Set problem>
Search the listing for "this" and copy every line where it appears.

Material for the task>
━━━━

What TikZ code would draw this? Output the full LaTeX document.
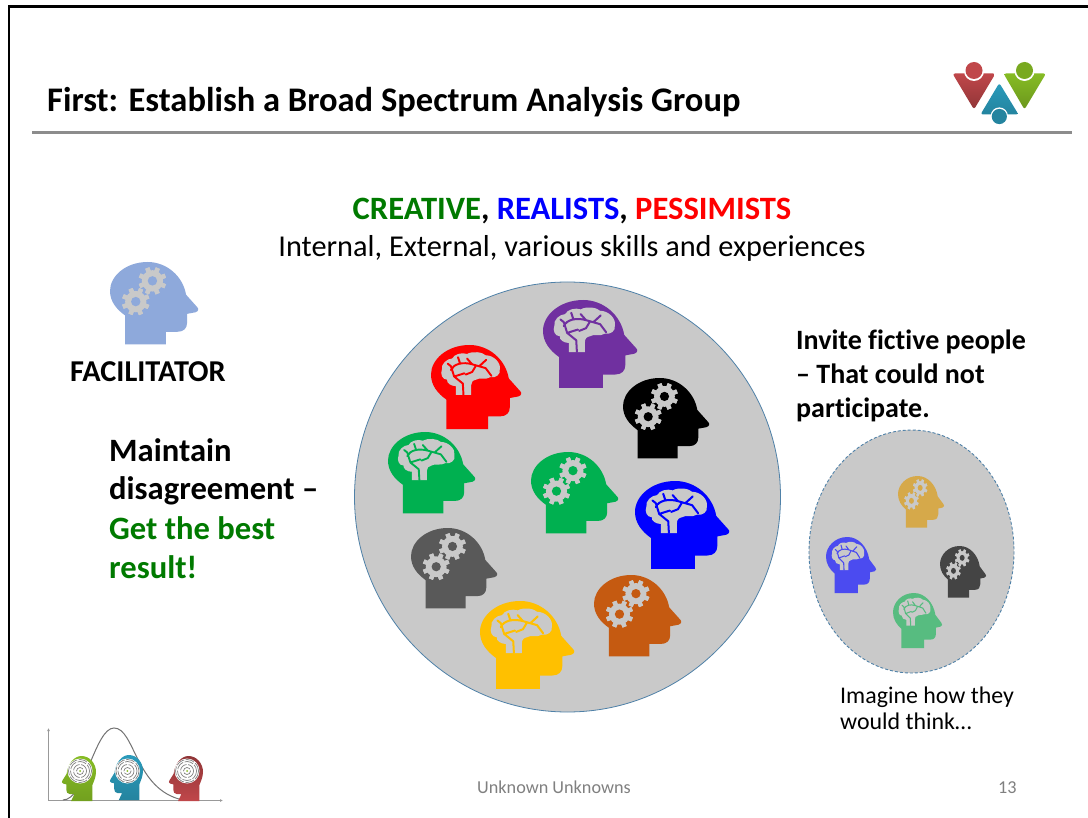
\documentclass[tikz,border=0pt]{standalone}
\usepackage{fontspec}
\usetikzlibrary{arrows.meta}
\setmainfont[Ligatures=NoCommon]{Carlito}
\definecolor{ringblue}{HTML}{4F81A8}
\definecolor{discgrey}{HTML}{C9C9C9}
\definecolor{rulegrey}{HTML}{8C8C8C}
\definecolor{facil}{HTML}{8EA9DB}
\definecolor{hpurple}{HTML}{7030A0}
\definecolor{hgreen}{HTML}{00B050}
\definecolor{hgrey}{HTML}{595959}
\definecolor{horange}{HTML}{C55A11}
\definecolor{hyellow}{HTML}{FFC000}
\definecolor{hgold}{HTML}{D6A94A}
\definecolor{hblue}{HTML}{4B4BF0}
\definecolor{hdark}{HTML}{444444}
\definecolor{hmint}{HTML}{57BC80}
\definecolor{txtgreen}{HTML}{007A00}
\definecolor{logored}{HTML}{C0474A}
\definecolor{logogreen}{HTML}{86BC24}
\definecolor{logoblue}{HTML}{2A9BBB}
\tikzset{
  title/.style={anchor=base west,font=\fontsize{34.5}{34.5}\selectfont\bfseries,inner sep=0},
  big/.style={anchor=base west,font=\fontsize{32.6}{32.6}\selectfont\bfseries,inner sep=0},
  mid/.style={anchor=base west,font=\fontsize{28}{28}\selectfont\bfseries,inner sep=0},
  small/.style={anchor=base west,font=\fontsize{23.9}{23.9}\selectfont,inner sep=0},
  foot/.style={anchor=base west,font=\fontsize{18.2}{18.2}\selectfont,text=gray,inner sep=0},
}
\newcommand{\headoutline}{(48,262) -- (178,262) -- (178,222) -- (215,222)
      .. controls (235,222) and (245,210) .. (245,195)
      -- (245,165) -- (272,160)
      .. controls (283,156) and (283,148) .. (276,142)
      -- (242,104)
      .. controls (232,45) and (180,0) .. (120,0)
      .. controls (50,0) and (0,45) .. (0,92)
      .. controls (0,125) and (20,150) .. (48,170) -- cycle}
% gear: centre x,y, head colour
\newcommand{\cog}[3]{%
  \foreach \a in {0,45,...,315}{\fill[discgrey,rotate around={\a+22:(#1,#2)}] (#1-7,#2-44) rectangle (#1+7,#2+44);}
  \fill[discgrey] (#1,#2) circle[radius=34];
  \fill[#3] (#1,#2) circle[radius=15];}
% vertical stretch of the heads that follow
\newcommand{\headys}{1}
% #1 left, #2 top, #3 width, #4 colour
\newcommand{\gearhead}[4]{%
  \pgfmathsetmacro{\hs}{#3/280}
  \begin{scope}[shift={(#1,#2)},scale=\hs,yscale=\headys]
    \fill[#4] \headoutline;
    \cog{135}{60}{#4}
    \cog{82}{126}{#4}
  \end{scope}}
\newcommand{\brainhead}[4]{%
  \pgfmathsetmacro{\hs}{#3/280}
  \pgfmathsetmacro{\lw}{6*\hs}
  \begin{scope}[shift={(#1,#2)},scale=\hs,yscale=\headys]
    \fill[#4] \headoutline;
    \fill[discgrey] (77,155) -- (77,128)
      .. controls (62,128) and (48,118) .. (50,108)
      .. controls (35,108) and (28,90) .. (34,76)
      .. controls (30,60) and (50,42) .. (66,42)
      .. controls (72,28) and (98,22) .. (112,28)
      .. controls (130,18) and (160,22) .. (170,32)
      .. controls (195,32) and (218,55) .. (214,75)
      .. controls (218,92) and (200,104) .. (185,100)
      .. controls (170,110) and (150,100) .. (140,108)
      .. controls (130,110) and (125,115) .. (125,125)
      -- (125,155) -- cycle;
    \draw[#4,line width=\lw pt,line cap=round,line join=round]
      (101,155) -- (99,120) -- (72,98) -- (62,66)
      (72,98) -- (104,88)
      (62,66) -- (52,58)
      (62,78) .. controls (70,58) and (100,52) .. (128,60) -- (170,72) -- (188,96)
      (128,60) -- (112,42)
      (140,64) -- (128,84) -- (108,92)
      (150,66) -- (172,46)
      (90,56) -- (84,38);
  \end{scope}}
% maze head facing left: #1 left, #2 top, #3 width, #4 top colour, #5 bottom colour
\newcommand{\mazehead}[5]{%
  \begin{scope}[shift={(#1+#3,#2)},xscale=-#3/280,yscale=45/262]
    \shade[top color=#4,bottom color=#5] (30,262) -- (205,262) -- (178,222) -- (215,222)
      .. controls (235,222) and (245,210) .. (245,195)
      -- (245,165) -- (272,160)
      .. controls (283,156) and (283,148) .. (276,142)
      -- (242,104)
      .. controls (232,45) and (180,0) .. (120,0)
      .. controls (50,0) and (0,45) .. (0,92)
      .. controls (0,125) and (20,150) .. (30,170) -- cycle;
  \end{scope}
  \pgfmathsetmacro{\mx}{#1+#3*0.53}
  \fill[white] (\mx,771) circle[radius=12.5];
  \foreach \r in {3.5,6.5,9.5,11.5}{\draw[gray,line width=0.7pt,dash pattern=on 9pt off 1.5pt] (\mx,771) circle[radius=\r];}
  \fill[logogreen] (\mx,771) circle[radius=1];}
\begin{document}
\begin{tikzpicture}[x=1pt,y=-1pt]
\useasboundingbox (0,0) rectangle (1088,818);
\fill[white] (0,0) rectangle (1088,818);
% slide frame and title rule
\draw[black,line width=2.5pt] (9,818) -- (9,6.5) -- (1088,6.5);
\draw[rulegrey,line width=2.4pt] (32,132.5) -- (1072,132.5);

\node[title] (title) at (47,112) {First: Establish a Broad Spectrum Analysis Group};

% logo
\begin{scope}
  \shade[top color=logored,bottom color=logored!75!black,rounded corners=2.5pt] (952.5,73.5) -- (995.5,73.5) -- (974,109.5) -- cycle;
  \shade[top color=logogreen,bottom color=logogreen!80!black,rounded corners=2.5pt] (1003.5,73.5) -- (1046,73.5) -- (1024.5,109.5) -- cycle;
  \fill[white] (974,71) circle[radius=10];
  \fill[white] (1024.5,71) circle[radius=10];
  \fill[logored] (974,70.5) circle[radius=8.5];
  \fill[logogreen!90!black] (1024.5,70.5) circle[radius=8.5];
  \shade[top color=logoblue,bottom color=logoblue!85!black,rounded corners=2.5pt] (999.3,83) -- (1018.5,114.5) -- (980.5,114.5) -- cycle;
  \fill[white] (999.3,116) circle[radius=8.6];
  \fill[logoblue!85!black] (999.3,116.5) circle[radius=7.6];
\end{scope}

% heading
\node[anchor=base,inner sep=0,font=\fontsize{32.6}{32.6}\selectfont\bfseries] (types) at (572,220)
  {\textcolor{txtgreen}{CREATIVE}, \textcolor{blue}{REALISTS}, \textcolor{red}{PESSIMISTS}};
\node[anchor=base,inner sep=0,font=\fontsize{30.3}{30.3}\selectfont] (sub) at (572,257)
  {Internal, External, various skills and experiences};

% facilitator
\gearhead{110}{262}{88}{facil}
\node[anchor=base west,inner sep=0,font=\fontsize{30.3}{30.3}\selectfont\bfseries] (facilt) at (70,382) {FACILITATOR};
\node[big] (m1) at (109,461) {Maintain};
\node[big] (m2) at (109,500) {disagreement –};
\node[big,text=txtgreen] (m3) at (109,539) {Get the best};
\node[big,text=txtgreen] (m4) at (109,578) {result!};

% large disc
\draw[ringblue,line width=0.8pt,fill=discgrey] (567.5,497) ellipse[x radius=213,y radius=215];
\brainhead{543}{300}{94}{hpurple}
\brainhead{431}{345}{90}{red}
\gearhead{623}{378}{86}{black}
\brainhead{388}{432}{87}{hgreen}
\gearhead{531}{452}{87}{hgreen}
\brainhead{635}{481}{94}{blue}
\gearhead{411}{528}{86}{hgrey}
\gearhead{594}{575}{87}{horange}
\brainhead{480}{601}{94}{hyellow}

% right-hand text
\node[mid] (i1) at (796,350) {Invite fictive people};
\node[mid] (i2) at (796,384) {– That could not};
\node[mid] (i3) at (796,418) {participate.};

% small disc
\draw[ringblue,line width=0.9pt,densely dashed,fill=discgrey] (911.5,551.5) ellipse[x radius=102.5,y radius=121.5];
\renewcommand{\headys}{1.2}
\gearhead{898}{476}{46}{hgold}
\brainhead{826}{537}{50}{hblue}
\gearhead{940}{546}{46}{hdark}
\brainhead{893}{593}{49}{hmint}
\node[small] (t1) at (840,703) {Imagine how they};
\node[small] (t2) at (840,729) {would think…};

% bell-curve graphic
\coordinate (ax0) at (48.5,800.5);
\coordinate (axy) at (48.5,728);
\coordinate (axx) at (223,800.5);
\draw[gray!80,line width=1pt,-{Latex[length=3pt,width=3pt]}] (ax0) -- (axy);
\draw[gray!80,line width=1pt,-{Latex[length=3pt,width=3pt]}] (ax0) -- (axx);
\draw[gray!90!black,line width=1pt] (63,800) .. controls (85,800) and (95,728) .. (114,728)
   .. controls (135,728) and (135,790) .. (183,800);
\mazehead{62}{756}{34}{logogreen}{logogreen!85!black}
\mazehead{110}{755}{33}{logoblue}{logoblue!85!black}
\mazehead{169}{756}{34}{logored!75!black}{logored}

% footer
\node[foot] (f1) at (477,793) {Unknown Unknowns};
\node[foot] (f2) at (998,793) {13};
\end{tikzpicture}
\end{document}
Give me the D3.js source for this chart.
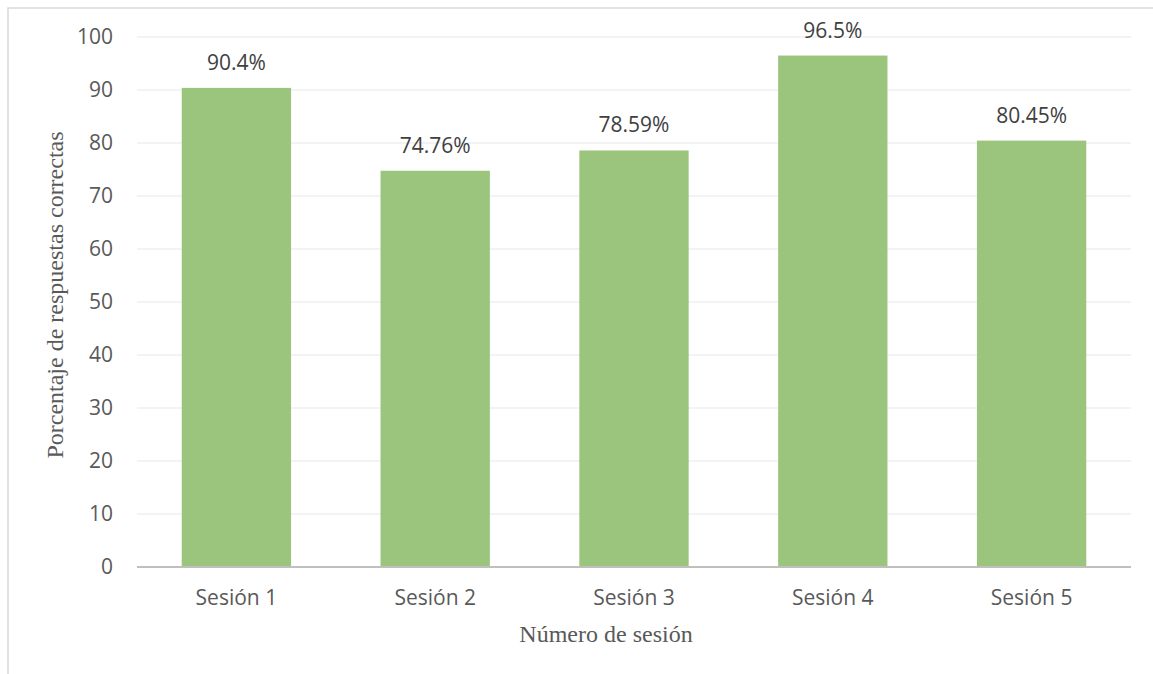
<!DOCTYPE html>
<html><head><meta charset="utf-8">
<script src="https://cdn.jsdelivr.net/npm/d3@7"></script>
<style>
html,body{margin:0;padding:0;background:#fff;}
svg{display:block;}
</style></head>
<body>
<script>
const categories = ["Sesión 1","Sesión 2","Sesión 3","Sesión 4","Sesión 5"];
const values = [90.4, 74.76, 78.59, 96.5, 80.45];
const valueLabels = ["90.4%","74.76%","78.59%","96.5%","80.45%"];
const yTicks = [0,10,20,30,40,50,60,70,80,90,100];
const yTitle = "Porcentaje de respuestas correctas";
const xTitle = "Número de sesión";

(function(){
const W = 1153, H = 674;
const mL = 137, mR = 1131, mT = 37, mB = 567;
const svg = d3.select("body").append("svg").attr("width", W).attr("height", H);

svg.append("rect").attr("x",8).attr("y",8).attr("width",W+10).attr("height",H+10)
  .attr("fill","#fff").attr("stroke","#d9d9d9").attr("stroke-width",1.5);

const x = d3.scaleBand().domain(categories).range([mL,mR]).paddingInner(0.45).paddingOuter(0.225);
const y = d3.scaleLinear().domain([0,100]).range([mB,mT]);

const tickFont = "'Open Sans', sans-serif";
const grid = svg.append("g");
grid.selectAll("line").data(yTicks.filter(d=>d>0)).join("line")
  .attr("x1",mL).attr("x2",mR).attr("y1",d=>y(d)).attr("y2",d=>y(d))
  .attr("stroke","#efefef").attr("stroke-width",1.5);

const yAxis = svg.append("g").attr("transform",`translate(${mL},0)`)
  .call(d3.axisLeft(y).tickValues(yTicks).tickSize(0).tickPadding(24));
yAxis.select(".domain").remove();
yAxis.selectAll("text").attr("font-family",tickFont).attr("font-size",21).attr("fill","#595959");

svg.append("g").selectAll("rect").data(values).join("rect")
  .attr("x",(d,i)=>x(categories[i])).attr("width",x.bandwidth())
  .attr("y",d=>y(d)).attr("height",d=>y(0)-y(d)).attr("fill","#9bc57d");

svg.append("line").attr("x1",mL).attr("x2",mR).attr("y1",y(0)).attr("y2",y(0))
  .attr("stroke","#bfbfbf").attr("stroke-width",2);

const xAxis = svg.append("g").attr("transform",`translate(0,${mB})`)
  .call(d3.axisBottom(x).tickSize(0).tickPadding(23));
xAxis.select(".domain").remove();
xAxis.selectAll("text").attr("font-family",tickFont).attr("font-size",21).attr("fill","#595959");

svg.append("g").selectAll("text").data(values).join("text")
  .attr("x",(d,i)=>x(categories[i])+x.bandwidth()/2).attr("y",d=>y(d)-18)
  .attr("text-anchor","middle").attr("font-family",tickFont).attr("font-size",21).attr("fill","#404040")
  .text((d,i)=>valueLabels[i]);

svg.append("text").attr("transform",`translate(63,295) rotate(-90)`)
  .attr("text-anchor","middle").attr("font-family","'Liberation Serif', 'Times New Roman', serif")
  .attr("font-size",24).attr("fill","#595959").text(yTitle);
svg.append("text").attr("x",606).attr("y",642)
  .attr("text-anchor","middle").attr("font-family","'Liberation Serif', 'Times New Roman', serif")
  .attr("font-size",24).attr("fill","#595959").text(xTitle);
})();
</script>
</body></html>
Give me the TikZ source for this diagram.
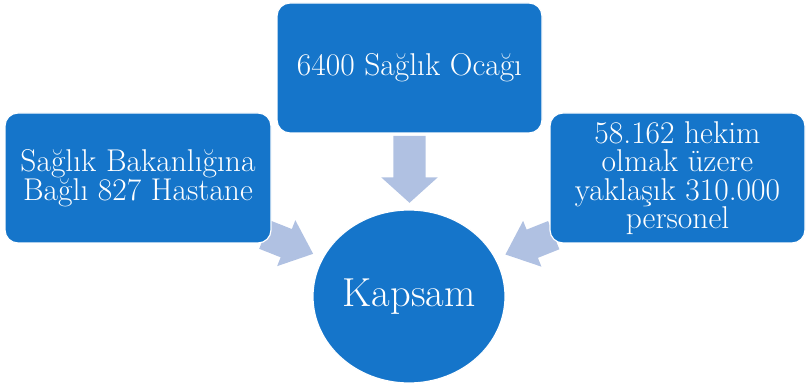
\documentclass[tikz,border=0pt]{standalone}
\usepackage{tikz}
\usetikzlibrary{shapes.geometric,shapes.arrows,positioning,calc,backgrounds}
\definecolor{boxblue}{RGB}{21,117,202}
\definecolor{arrowblue}{RGB}{176,193,226}

\begin{document}
\begin{tikzpicture}[x=1pt,y=1pt,
  box/.style={fill=boxblue,draw=white,line width=1.2pt,rounded corners=13pt,text=white,align=center,minimum height=130pt,inner sep=0pt,font=\fontsize{31.5}{28.5}\selectfont},
  hub/.style={ellipse,fill=boxblue,draw=white,line width=1.2pt,text=white,minimum width=192pt,minimum height=173pt,inner sep=0pt,font=\fontsize{40.5}{44}\selectfont},
  blockarrow/.style={single arrow,fill=arrowblue,anchor=tail}]
  \useasboundingbox (0,0) rectangle (806,386);
  \node[hub] (K) at (409,89.5) {Kapsam};
  \node[box,minimum width=265pt] (O) at (409.5,318) {6400 Sağlık Ocağı};
  \node[box,minimum width=266pt] (H) at (138,208) {Sağlık Bakanlığına\\Bağlı 827 Hastane};
  \node[box,minimum width=255pt] (P) at (677.5,208) {58.162 hekim\\olmak üzere\\yaklaşık 310.000\\personel};
  \begin{scope}[on background layer]
    \node[blockarrow,inner sep=16pt,minimum height=67pt,single arrow head extend=12pt,single arrow tip angle=96,rotate=-90] (A1) at ($(O.south)+(0,-2)$) {};
    \node[blockarrow,inner sep=15pt,minimum height=52pt,single arrow head extend=9.5pt,single arrow tip angle=81,rotate=-21.6] (A2) at ($(H.south east)+(-7,9)$) {};
    \node[blockarrow,inner sep=15pt,minimum height=52pt,single arrow head extend=9.5pt,single arrow tip angle=81,rotate=-158.2] (A3) at ($(P.south west)+(4.5,8.5)$) {};
  \end{scope}
\end{tikzpicture}
\end{document}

━━━━

Answer in full>
What TikZ code would draw this? Output the full LaTeX document.
Give me the D3.js source for this chart.
Give me the TikZ source for this diagram.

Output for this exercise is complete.